Этого не случилось. Стражники обшарили еще три дома по этой улице, но, наверное, никому в голову не пришло искать беглого главаря бандитов в жилище бегинок. Наконец, нарушив все законы, предписывавшие хранить после заката тишину, люди шерифа отбыли дальше, оставив переулок за собой в состоянии шумного хаоса.

Никто из горожан и не подумал снова ложиться спать, и мы с Мари еще какое-то время молча вслушивались в то, что происходит на улице... Но нас заставила взметнуться на ноги не угроза снаружи, а громкий стук в дверь нашей комнаты.

Не видя лица повернувшейся к двери бегинки, я явственно чувствовал ее страх, быстро перерастающий в настоящую панику. Мари отозвалась на пронзительные оклики деланно сонным голосом, однако девушка по ту сторону двери не унималась, она настойчиво требовала, чтобы ее впустили!
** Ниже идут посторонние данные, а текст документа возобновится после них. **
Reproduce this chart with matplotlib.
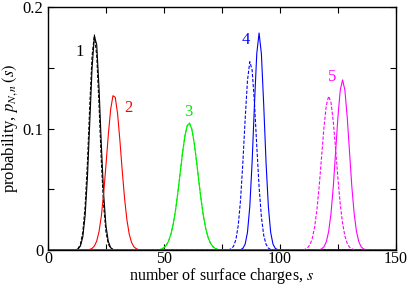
import numpy as np
import matplotlib
matplotlib.use("Agg")
import matplotlib.pyplot as plt
from matplotlib.ticker import MultipleLocator

plt.rcParams['font.family'] = ['Liberation Serif', 'DejaVu Serif']
plt.rcParams['mathtext.fontset'] = 'stix'

# probability values, one list per curve, with the first s of each
s1_start = 12
p1_solid = [0.0002, 0.0009, 0.0034, 0.0108, 0.0283, 0.0601, 0.105, 0.150, 0.176,
            0.169, 0.133, 0.086, 0.0455, 0.0197, 0.0070, 0.0020, 0.0005, 0.0001]
p1_dash = [0.0003, 0.0013, 0.0049, 0.0147, 0.036, 0.0723, 0.119, 0.160, 0.177,
           0.160, 0.119, 0.0723, 0.036, 0.0147, 0.0049, 0.0013, 0.0003]

s2_start = 18
p2 = [0.0005, 0.0013, 0.0033, 0.0074, 0.0152, 0.028, 0.0468, 0.0702, 0.0949, 0.1156,
      0.127, 0.1256, 0.112, 0.090, 0.0652, 0.0426, 0.0250, 0.0132, 0.0063, 0.0027,
      0.0011, 0.0004]

s3_start = 49
p3 = [0.0009, 0.0019, 0.0039, 0.0074, 0.0131, 0.0215, 0.0330, 0.0475, 0.0637, 0.080,
      0.0935, 0.1022, 0.1044, 0.0995, 0.0885, 0.0736, 0.0571, 0.0414, 0.028, 0.0177,
      0.0105, 0.0058, 0.0030, 0.0014, 0.0006]

s4_solid_start = 82
p4_solid = [0.0001, 0.0003, 0.0013, 0.0048, 0.0145, 0.0358, 0.0723, 0.1195, 0.1615,
            0.1786, 0.1615, 0.1195, 0.0723, 0.0358, 0.0145, 0.0048, 0.0013, 0.0003,
            0.0001]
s4_dash_start = 77
p4_dash = [0.0001, 0.0003, 0.0010, 0.0031, 0.0085, 0.0200, 0.0409, 0.0716, 0.1077,
           0.1395, 0.1550, 0.1482, 0.1216, 0.0858, 0.0521, 0.0272, 0.0121, 0.0047,
           0.0016, 0.0004, 0.0001]

s5_dash_start = 111
p5_dash = [0.0007, 0.0020, 0.0046, 0.0100, 0.0194, 0.0342, 0.0543, 0.0781, 0.1015,
           0.1192, 0.1266, 0.1216, 0.1056, 0.0830, 0.0589, 0.0378, 0.0220, 0.0115,
           0.0055, 0.0023, 0.0009, 0.0003]
s5_solid_start = 117
p5_solid = [0.0003, 0.0009, 0.0027, 0.0068, 0.0152, 0.0299, 0.0521, 0.0803, 0.1094,
            0.1316, 0.140, 0.1316, 0.1094, 0.0803, 0.0521, 0.0299, 0.0152, 0.0068,
            0.0027, 0.0009, 0.0003]

labels = ["1", "2", "3", "4", "5"]
label_s = [13.8, 34.5, 60.3, 85.2, 122.4]
label_p = [0.163, 0.117, 0.1136, 0.173, 0.142]
colors = ["black", "#ff0000", "#00ee00", "#0000ff", "#ff00ff"]

s_max = 150


def full(start, vals):
    # pad with zeros over the whole range 0..150
    p = np.zeros(s_max + 1)
    p[start:start + len(vals)] = vals
    return np.arange(s_max + 1), p


fig = plt.figure(figsize=(4.09, 2.85), dpi=100)
ax = fig.add_axes([0.1174, 0.1228, 0.8506, 0.8526])

curves = [
    (s1_start, p1_solid, colors[0], "-"),
    (s1_start, p1_dash, colors[0], "--"),
    (s2_start, p2, colors[1], "-"),
    (s3_start, p3, colors[2], "-"),
    (s3_start, p3, colors[2], "--"),
    (s4_solid_start, p4_solid, colors[3], "-"),
    (s4_dash_start, p4_dash, colors[3], "--"),
    (s5_solid_start, p5_solid, colors[4], "-"),
    (s5_dash_start, p5_dash, colors[4], "--"),
]
for start, vals, c, ls in curves:
    x, y = full(start, vals)
    ax.plot(x, y, color=c, ls=ls, lw=0.8, dashes=(3, 1.5) if ls == "--" else (None, None))

for t, xs, yp, c in zip(labels, label_s, label_p, colors):
    ax.text(xs, yp, t, color=c, fontsize=12, ha="center", va="center")

ax.set_xlim(0, 150)
ax.set_ylim(0, 0.2)
ax.xaxis.set_major_locator(MultipleLocator(50))
ax.xaxis.set_minor_locator(MultipleLocator(25))
ax.yaxis.set_major_locator(MultipleLocator(0.1))
ax.yaxis.set_minor_locator(MultipleLocator(0.05))
ax.set_yticks([0, 0.1, 0.2])
ax.set_yticklabels(["0", "0.1", "0.2"])
ax.tick_params(which="both", direction="in", top=True, right=True, length=4, width=0.8,
               labelsize=12)
ax.tick_params(axis="x", pad=1, labelsize=11.5)
for sp in ax.spines.values():
    sp.set_linewidth(1.0)

ax.set_xlabel("number of surface charges, $s$", fontsize=11.5, labelpad=-1)
ax.set_ylabel("probability, $p_{N,n}\\,(s)$", fontsize=12, labelpad=2)

fig.savefig("out.png", dpi=100)
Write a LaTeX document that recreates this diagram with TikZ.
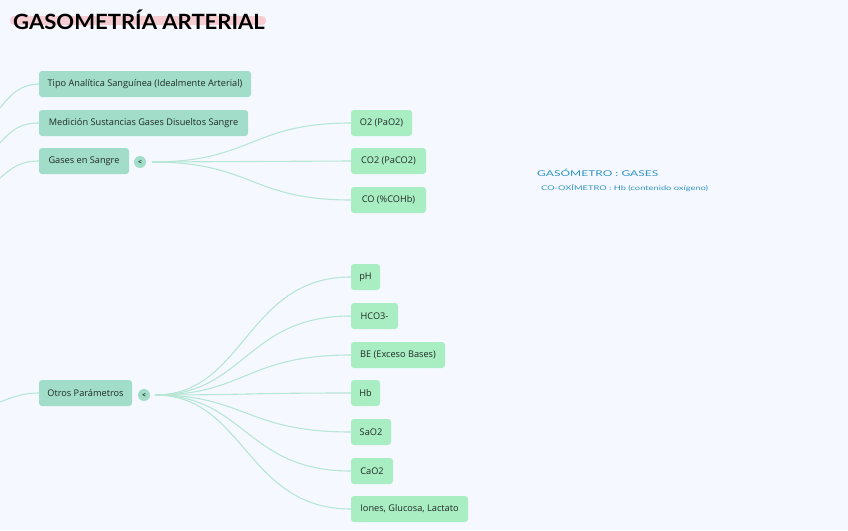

И когда она перешла от слов к делу, принявшись изо всех сил дергать за ручку, а ее вопли поднялись до опасных высот, Мари торопливо перекрестилась, подошла к двери и отодвинула засов.

Крикливая особа ворвалась в комнату с глиняным светильником в руке, но чуть не выронила его при виде меня.

Я стоял, слегка пригнувшись, чтобы не стукнуться головой о низкий потолок, готовый на все, если ей вздумается поднять тревогу. Мой вид вряд ли мог успокоить взвинченную женщину; впрочем, какая девушка обрадовалась бы, обнаружив ночью в своем доме незнакомого мужчину, даже совсем мелкого и ручного с виду?

Растрепанная, заспанная белокурая девица несколько раз моргнула, с ужасом уставившись на меня, ее лицо исказилось, предвещая великий визг...

Мари схватила подругу за руку и что-то быстро заговорила, избавив меня от необходимости зажимать младшей бегинке рот. Глаза светловолосой метнулись от меня к Локсли, она еще сильней изменилась в лице. Мне показалось, прошла целая вечность, пока наконец белокурая особа не вышла из ступора и не ответила Мари, очень резко, почти срываясь на крик. Не обязательно было знать язык норманов, чтобы понять, о чем идет речь.